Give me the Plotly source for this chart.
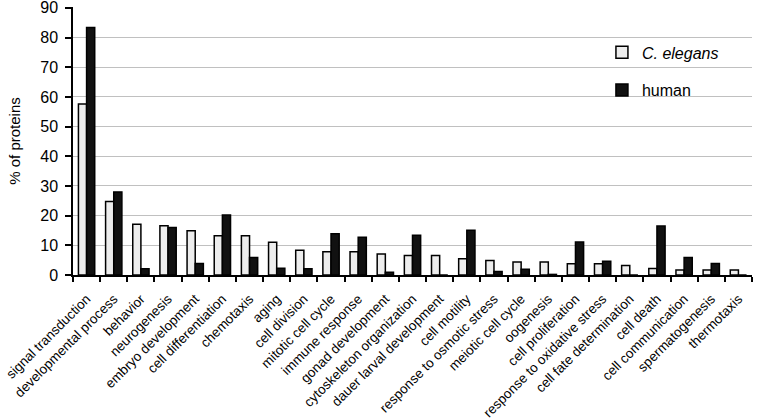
import plotly.graph_objects as go

categories = [
    "signal transduction", "developmental process", "behavior", "neurogenesis",
    "embryo development", "cell differentiation", "chemotaxis", "aging",
    "cell division", "mitotic cell cycle", "immune response", "gonad development",
    "cytoskeleton organization", "dauer larval development", "cell motility",
    "response to osmotic stress", "meiotic cell cycle", "oogenesis",
    "cell proliferation", "response to oxidative stress", "cell fate determination",
    "cell death", "cell communication", "spermatogenesis", "thermotaxis",
]
c_elegans = [57.6, 24.8, 17.1, 16.6, 14.9, 13.2, 13.2, 11.0, 8.3, 7.8, 7.8, 7.1,
             6.6, 6.6, 5.5, 4.9, 4.4, 4.4, 3.8, 3.8, 3.2, 2.2, 1.7, 1.7, 1.7]
human = [83.4, 28.0, 2.1, 16.0, 3.9, 20.2, 5.9, 2.3, 2.1, 13.9, 12.7, 0.9,
         13.4, 0.0, 15.1, 1.2, 1.9, 0.2, 11.1, 4.6, 0.0, 16.5, 5.9, 3.9, 0.0]

fig = go.Figure()
fig.add_trace(go.Bar(x=categories, y=c_elegans, name="<i>C. elegans</i>",
                     legendgroup="a",
                     marker=dict(color="#ededed", line=dict(color="black", width=1.5))))
fig.add_trace(go.Bar(x=categories, y=human, name="human", legendgroup="b",
                     marker=dict(color="#111111", line=dict(color="black", width=1.5))))

fig.update_layout(
    width=760, height=420,
    margin=dict(l=73, r=8, t=7, b=145),
    paper_bgcolor="white", plot_bgcolor="white",
    font=dict(family="Liberation Sans, Arial", color="black"),
    barmode="group", bargap=0.4, bargroupgap=0,
    legend=dict(x=0.779, y=0.894, xanchor="left", yanchor="top",
                font=dict(size=16), tracegroupgap=14,
                bgcolor="rgba(0,0,0,0)"),
    xaxis=dict(showline=True, linecolor="black", linewidth=1.5,
               ticks="outside", tickson="boundaries", ticklen=5,
               tickcolor="black", tickwidth=1.5, tickangle=-45,
               ticklabelstandoff=9,
               tickfont=dict(size=13.5), automargin=False),
    yaxis=dict(range=[0, 90.3], tickvals=list(range(0, 100, 10)),
               showline=True, linecolor="black",
               linewidth=1.5, ticks="outside", ticklen=6, tickcolor="black",
               tickwidth=1.5, showgrid=True, gridcolor="#c0c0c0", gridwidth=1,
               tickfont=dict(size=16), zeroline=False, automargin=False,
               ticklabeloverflow="allow", ticklabelstandoff=4,
               title=dict(text="% of proteins", font=dict(size=15), standoff=16)),
)

# the page's default body margin would shift the chart by 8px
fig.write_html("out.html", config={"displayModeBar": False},
               post_script="document.body.style.margin='0';")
──────────
• _REQUIRED WORK_: Every line is to be duplicated exactly, though pictures stay out.

• _FULL OUTPUT_:
Give me the Plotly source for this chart.
import plotly.graph_objects as go

categories = [
    "signal transduction", "developmental process", "behavior", "neurogenesis",
    "embryo development", "cell differentiation", "chemotaxis", "aging",
    "cell division", "mitotic cell cycle", "immune response", "gonad development",
    "cytoskeleton organization", "dauer larval development", "cell motility",
    "response to osmotic stress", "meiotic cell cycle", "oogenesis",
    "cell proliferation", "response to oxidative stress", "cell fate determination",
    "cell death", "cell communication", "spermatogenesis", "thermotaxis",
]
c_elegans = [57.6, 24.8, 17.1, 16.6, 14.9, 13.2, 13.2, 11.0, 8.3, 7.8, 7.8, 7.1,
             6.6, 6.6, 5.5, 4.9, 4.4, 4.4, 3.8, 3.8, 3.2, 2.2, 1.7, 1.7, 1.7]
human = [83.4, 28.0, 2.1, 16.0, 3.9, 20.2, 5.9, 2.3, 2.1, 13.9, 12.7, 0.9,
         13.4, 0.0, 15.1, 1.2, 1.9, 0.2, 11.1, 4.6, 0.0, 16.5, 5.9, 3.9, 0.0]

fig = go.Figure()
fig.add_trace(go.Bar(x=categories, y=c_elegans, name="<i>C. elegans</i>",
                     legendgroup="a",
                     marker=dict(color="#ededed", line=dict(color="black", width=1.5))))
fig.add_trace(go.Bar(x=categories, y=human, name="human", legendgroup="b",
                     marker=dict(color="#111111", line=dict(color="black", width=1.5))))

fig.update_layout(
    width=760, height=420,
    margin=dict(l=73, r=8, t=7, b=145),
    paper_bgcolor="white", plot_bgcolor="white",
    font=dict(family="Liberation Sans, Arial", color="black"),
    barmode="group", bargap=0.4, bargroupgap=0,
    legend=dict(x=0.779, y=0.894, xanchor="left", yanchor="top",
                font=dict(size=16), tracegroupgap=14,
                bgcolor="rgba(0,0,0,0)"),
    xaxis=dict(showline=True, linecolor="black", linewidth=1.5,
               ticks="outside", tickson="boundaries", ticklen=5,
               tickcolor="black", tickwidth=1.5, tickangle=-45,
               ticklabelstandoff=9,
               tickfont=dict(size=13.5), automargin=False),
    yaxis=dict(range=[0, 90.3], tickvals=list(range(0, 100, 10)),
               showline=True, linecolor="black",
               linewidth=1.5, ticks="outside", ticklen=6, tickcolor="black",
               tickwidth=1.5, showgrid=True, gridcolor="#c0c0c0", gridwidth=1,
               tickfont=dict(size=16), zeroline=False, automargin=False,
               ticklabeloverflow="allow", ticklabelstandoff=4,
               title=dict(text="% of proteins", font=dict(size=15), standoff=16)),
)

# the page's default body margin would shift the chart by 8px
fig.write_html("out.html", config={"displayModeBar": False},
               post_script="document.body.style.margin='0';")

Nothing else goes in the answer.